### WHAT THE EXERCISE ASKS
Drop the images; return everything else in the listing below exactly.

### SOURCE MATERIAL

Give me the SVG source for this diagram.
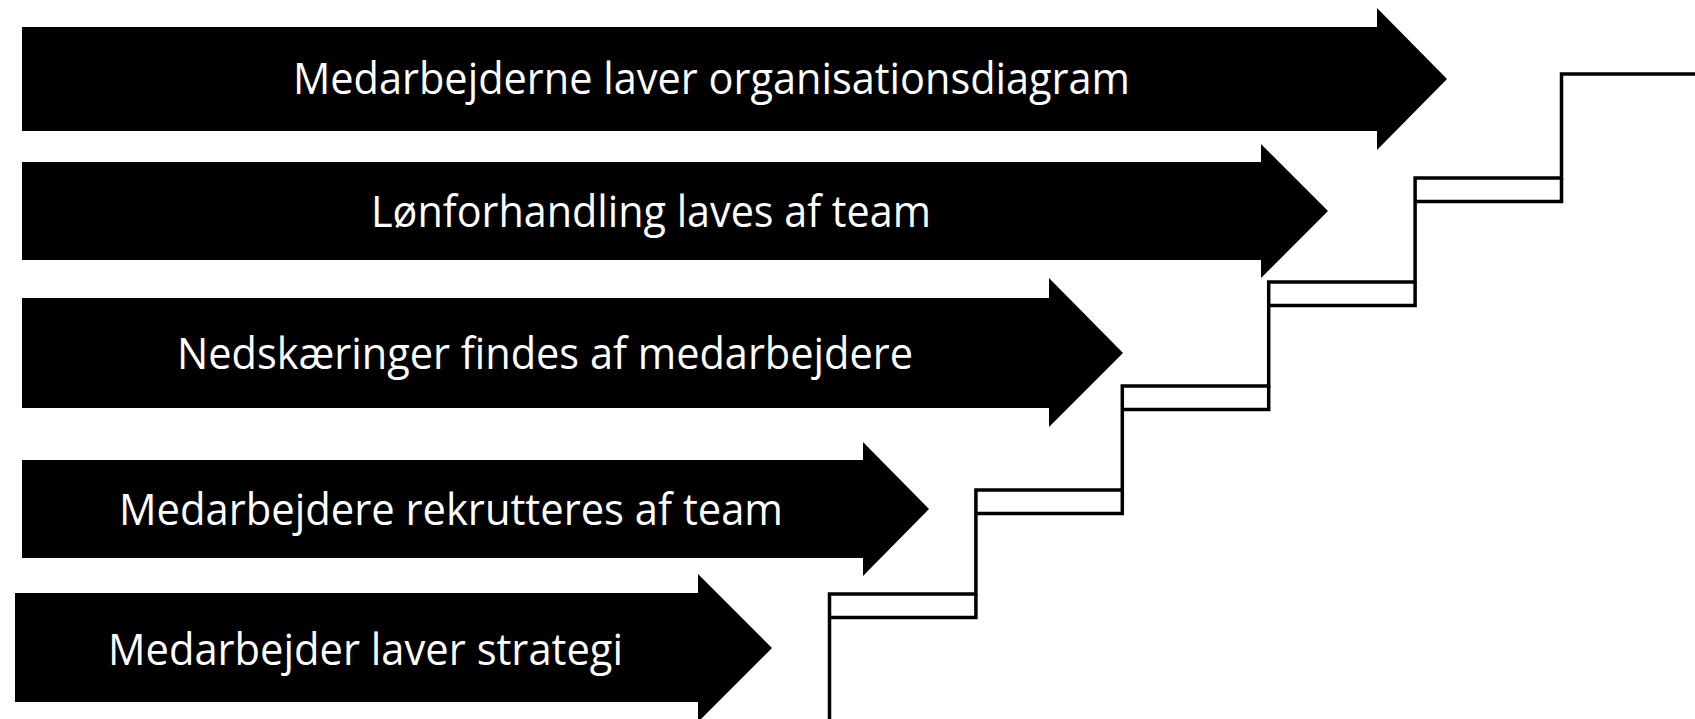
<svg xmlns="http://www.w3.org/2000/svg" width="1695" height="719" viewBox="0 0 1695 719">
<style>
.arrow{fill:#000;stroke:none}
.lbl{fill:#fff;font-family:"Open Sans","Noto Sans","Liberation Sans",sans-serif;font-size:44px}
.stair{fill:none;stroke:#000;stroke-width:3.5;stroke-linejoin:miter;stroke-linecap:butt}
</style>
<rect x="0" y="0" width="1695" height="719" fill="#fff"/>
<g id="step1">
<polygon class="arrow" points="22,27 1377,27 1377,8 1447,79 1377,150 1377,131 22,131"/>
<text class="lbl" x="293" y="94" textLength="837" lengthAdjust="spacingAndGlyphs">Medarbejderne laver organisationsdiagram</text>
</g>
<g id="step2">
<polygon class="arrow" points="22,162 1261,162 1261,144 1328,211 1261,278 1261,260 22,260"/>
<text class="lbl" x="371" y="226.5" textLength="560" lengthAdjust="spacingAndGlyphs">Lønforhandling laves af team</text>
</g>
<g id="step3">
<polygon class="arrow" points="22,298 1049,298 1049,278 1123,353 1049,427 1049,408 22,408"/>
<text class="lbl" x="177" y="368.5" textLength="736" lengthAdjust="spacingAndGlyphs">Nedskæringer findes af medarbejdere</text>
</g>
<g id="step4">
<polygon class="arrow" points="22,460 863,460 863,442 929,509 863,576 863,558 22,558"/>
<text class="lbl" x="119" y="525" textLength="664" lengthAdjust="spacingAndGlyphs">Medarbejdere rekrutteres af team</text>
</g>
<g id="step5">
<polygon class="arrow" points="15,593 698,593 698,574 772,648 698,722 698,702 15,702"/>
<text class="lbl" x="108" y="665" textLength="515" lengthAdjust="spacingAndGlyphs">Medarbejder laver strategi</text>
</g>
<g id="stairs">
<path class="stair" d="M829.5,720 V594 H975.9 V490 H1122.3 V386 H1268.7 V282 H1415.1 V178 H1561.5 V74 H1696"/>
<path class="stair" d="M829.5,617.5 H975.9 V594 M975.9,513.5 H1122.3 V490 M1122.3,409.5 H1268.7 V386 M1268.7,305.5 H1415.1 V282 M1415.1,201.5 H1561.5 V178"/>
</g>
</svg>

### RESULT
Give me the SVG source for this diagram.
<svg xmlns="http://www.w3.org/2000/svg" width="1695" height="719" viewBox="0 0 1695 719">
<style>
.arrow{fill:#000;stroke:none}
.lbl{fill:#fff;font-family:"Open Sans","Noto Sans","Liberation Sans",sans-serif;font-size:44px}
.stair{fill:none;stroke:#000;stroke-width:3.5;stroke-linejoin:miter;stroke-linecap:butt}
</style>
<rect x="0" y="0" width="1695" height="719" fill="#fff"/>
<g id="step1">
<polygon class="arrow" points="22,27 1377,27 1377,8 1447,79 1377,150 1377,131 22,131"/>
<text class="lbl" x="293" y="94" textLength="837" lengthAdjust="spacingAndGlyphs">Medarbejderne laver organisationsdiagram</text>
</g>
<g id="step2">
<polygon class="arrow" points="22,162 1261,162 1261,144 1328,211 1261,278 1261,260 22,260"/>
<text class="lbl" x="371" y="226.5" textLength="560" lengthAdjust="spacingAndGlyphs">Lønforhandling laves af team</text>
</g>
<g id="step3">
<polygon class="arrow" points="22,298 1049,298 1049,278 1123,353 1049,427 1049,408 22,408"/>
<text class="lbl" x="177" y="368.5" textLength="736" lengthAdjust="spacingAndGlyphs">Nedskæringer findes af medarbejdere</text>
</g>
<g id="step4">
<polygon class="arrow" points="22,460 863,460 863,442 929,509 863,576 863,558 22,558"/>
<text class="lbl" x="119" y="525" textLength="664" lengthAdjust="spacingAndGlyphs">Medarbejdere rekrutteres af team</text>
</g>
<g id="step5">
<polygon class="arrow" points="15,593 698,593 698,574 772,648 698,722 698,702 15,702"/>
<text class="lbl" x="108" y="665" textLength="515" lengthAdjust="spacingAndGlyphs">Medarbejder laver strategi</text>
</g>
<g id="stairs">
<path class="stair" d="M829.5,720 V594 H975.9 V490 H1122.3 V386 H1268.7 V282 H1415.1 V178 H1561.5 V74 H1696"/>
<path class="stair" d="M829.5,617.5 H975.9 V594 M975.9,513.5 H1122.3 V490 M1122.3,409.5 H1268.7 V386 M1268.7,305.5 H1415.1 V282 M1415.1,201.5 H1561.5 V178"/>
</g>
</svg>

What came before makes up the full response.